YOUR GOAL: From the entries provided below, copy each line that contains the word "this".

Stored records:
::::
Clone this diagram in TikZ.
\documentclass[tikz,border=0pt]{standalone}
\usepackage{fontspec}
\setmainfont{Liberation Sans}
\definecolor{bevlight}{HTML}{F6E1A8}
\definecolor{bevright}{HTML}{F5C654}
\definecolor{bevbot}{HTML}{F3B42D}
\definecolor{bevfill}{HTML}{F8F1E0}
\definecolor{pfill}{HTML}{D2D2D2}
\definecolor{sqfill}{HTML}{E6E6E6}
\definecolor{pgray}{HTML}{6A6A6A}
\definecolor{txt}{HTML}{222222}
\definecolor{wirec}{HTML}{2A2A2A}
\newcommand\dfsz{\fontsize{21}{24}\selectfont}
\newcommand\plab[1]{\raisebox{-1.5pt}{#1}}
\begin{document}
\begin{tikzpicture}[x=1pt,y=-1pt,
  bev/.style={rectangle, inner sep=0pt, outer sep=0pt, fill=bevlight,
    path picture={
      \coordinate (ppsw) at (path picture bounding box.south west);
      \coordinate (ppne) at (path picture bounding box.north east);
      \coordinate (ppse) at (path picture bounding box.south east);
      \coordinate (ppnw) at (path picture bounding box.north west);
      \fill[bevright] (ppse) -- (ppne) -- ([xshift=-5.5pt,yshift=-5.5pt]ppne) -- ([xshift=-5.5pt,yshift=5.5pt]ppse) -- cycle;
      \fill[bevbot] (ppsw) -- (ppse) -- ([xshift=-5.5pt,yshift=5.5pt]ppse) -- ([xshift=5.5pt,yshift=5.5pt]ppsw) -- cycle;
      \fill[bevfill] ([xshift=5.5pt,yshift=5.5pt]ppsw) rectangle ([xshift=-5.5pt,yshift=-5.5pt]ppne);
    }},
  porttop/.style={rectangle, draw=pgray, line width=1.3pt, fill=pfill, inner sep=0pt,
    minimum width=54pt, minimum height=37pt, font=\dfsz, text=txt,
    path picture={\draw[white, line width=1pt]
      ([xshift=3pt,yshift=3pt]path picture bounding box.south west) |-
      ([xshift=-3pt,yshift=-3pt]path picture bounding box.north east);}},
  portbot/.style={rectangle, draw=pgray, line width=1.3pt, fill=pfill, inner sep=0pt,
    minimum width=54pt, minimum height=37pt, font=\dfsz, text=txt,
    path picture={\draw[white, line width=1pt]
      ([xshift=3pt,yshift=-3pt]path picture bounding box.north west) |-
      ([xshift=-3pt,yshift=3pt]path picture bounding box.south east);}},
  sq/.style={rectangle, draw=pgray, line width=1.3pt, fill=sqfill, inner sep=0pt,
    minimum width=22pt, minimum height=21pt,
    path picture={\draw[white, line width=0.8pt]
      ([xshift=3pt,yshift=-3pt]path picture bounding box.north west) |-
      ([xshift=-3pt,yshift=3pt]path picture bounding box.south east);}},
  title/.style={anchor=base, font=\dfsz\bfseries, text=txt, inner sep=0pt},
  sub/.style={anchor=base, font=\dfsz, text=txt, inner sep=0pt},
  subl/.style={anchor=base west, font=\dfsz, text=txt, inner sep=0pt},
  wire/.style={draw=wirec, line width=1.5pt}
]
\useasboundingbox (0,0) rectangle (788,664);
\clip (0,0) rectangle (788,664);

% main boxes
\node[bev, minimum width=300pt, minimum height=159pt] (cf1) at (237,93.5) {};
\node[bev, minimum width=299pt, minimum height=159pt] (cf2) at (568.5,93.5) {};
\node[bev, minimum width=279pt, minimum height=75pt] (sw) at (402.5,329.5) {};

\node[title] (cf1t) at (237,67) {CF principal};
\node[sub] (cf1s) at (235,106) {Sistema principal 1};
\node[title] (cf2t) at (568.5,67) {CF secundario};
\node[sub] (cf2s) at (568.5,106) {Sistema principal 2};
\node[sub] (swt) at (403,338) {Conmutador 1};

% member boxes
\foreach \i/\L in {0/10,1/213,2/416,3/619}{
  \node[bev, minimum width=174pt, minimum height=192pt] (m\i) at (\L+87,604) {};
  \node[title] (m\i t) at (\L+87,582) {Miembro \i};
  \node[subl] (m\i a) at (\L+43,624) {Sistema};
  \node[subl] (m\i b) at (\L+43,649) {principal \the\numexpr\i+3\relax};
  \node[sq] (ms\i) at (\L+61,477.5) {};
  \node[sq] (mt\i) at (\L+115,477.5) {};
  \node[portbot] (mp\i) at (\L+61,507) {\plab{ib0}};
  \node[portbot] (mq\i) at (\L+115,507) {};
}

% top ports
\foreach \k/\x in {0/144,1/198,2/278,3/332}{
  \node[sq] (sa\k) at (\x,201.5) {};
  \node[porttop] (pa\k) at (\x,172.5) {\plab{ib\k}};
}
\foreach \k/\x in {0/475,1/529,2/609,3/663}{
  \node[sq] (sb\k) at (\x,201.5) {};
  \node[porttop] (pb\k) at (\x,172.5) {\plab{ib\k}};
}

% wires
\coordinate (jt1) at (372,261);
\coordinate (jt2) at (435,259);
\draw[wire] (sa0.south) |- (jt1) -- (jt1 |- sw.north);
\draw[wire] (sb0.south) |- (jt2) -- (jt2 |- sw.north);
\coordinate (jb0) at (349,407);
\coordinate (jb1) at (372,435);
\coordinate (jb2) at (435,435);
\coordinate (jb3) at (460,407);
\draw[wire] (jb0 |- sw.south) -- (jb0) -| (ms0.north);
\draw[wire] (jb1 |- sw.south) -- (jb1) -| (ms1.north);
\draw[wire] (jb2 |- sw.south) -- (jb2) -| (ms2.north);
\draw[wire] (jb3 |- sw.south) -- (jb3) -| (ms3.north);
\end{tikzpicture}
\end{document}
::::
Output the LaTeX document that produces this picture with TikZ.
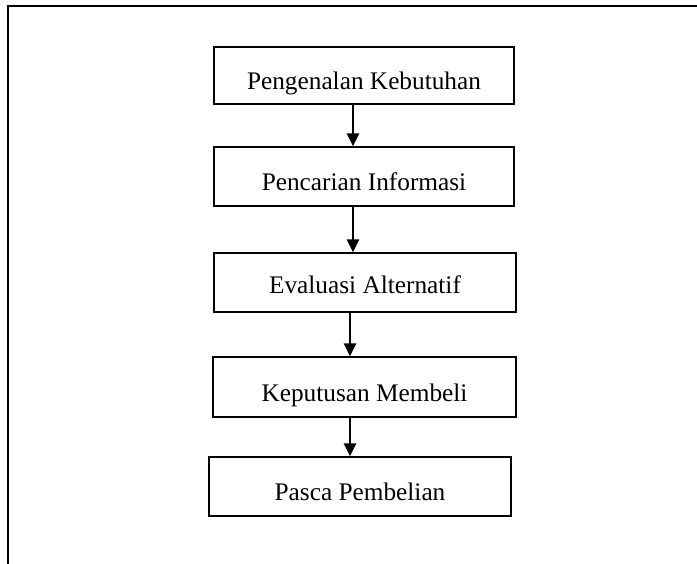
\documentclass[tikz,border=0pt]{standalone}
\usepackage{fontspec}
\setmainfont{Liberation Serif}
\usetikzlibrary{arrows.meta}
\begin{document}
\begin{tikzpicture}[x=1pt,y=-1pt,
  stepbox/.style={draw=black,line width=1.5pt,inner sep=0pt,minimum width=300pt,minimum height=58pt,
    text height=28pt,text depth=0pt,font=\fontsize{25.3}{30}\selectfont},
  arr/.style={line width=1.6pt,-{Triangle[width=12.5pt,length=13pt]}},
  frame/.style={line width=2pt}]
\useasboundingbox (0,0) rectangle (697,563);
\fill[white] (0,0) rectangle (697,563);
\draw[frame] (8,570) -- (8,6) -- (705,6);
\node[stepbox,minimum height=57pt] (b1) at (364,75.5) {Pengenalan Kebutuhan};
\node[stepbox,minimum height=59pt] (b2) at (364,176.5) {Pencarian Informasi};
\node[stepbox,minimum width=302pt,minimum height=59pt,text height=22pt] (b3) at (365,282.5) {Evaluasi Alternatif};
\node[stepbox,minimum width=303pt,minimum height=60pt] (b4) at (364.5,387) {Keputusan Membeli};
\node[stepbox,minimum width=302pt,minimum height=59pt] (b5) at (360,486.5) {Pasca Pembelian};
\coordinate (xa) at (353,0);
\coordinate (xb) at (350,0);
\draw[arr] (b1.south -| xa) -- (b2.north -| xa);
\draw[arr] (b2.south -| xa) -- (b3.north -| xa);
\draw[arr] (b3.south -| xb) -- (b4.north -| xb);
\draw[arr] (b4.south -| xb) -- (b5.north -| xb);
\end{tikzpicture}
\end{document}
::::
ANSWER FOR THE TASK:
Clone this diagram in TikZ.
Output the LaTeX document that produces this picture with TikZ.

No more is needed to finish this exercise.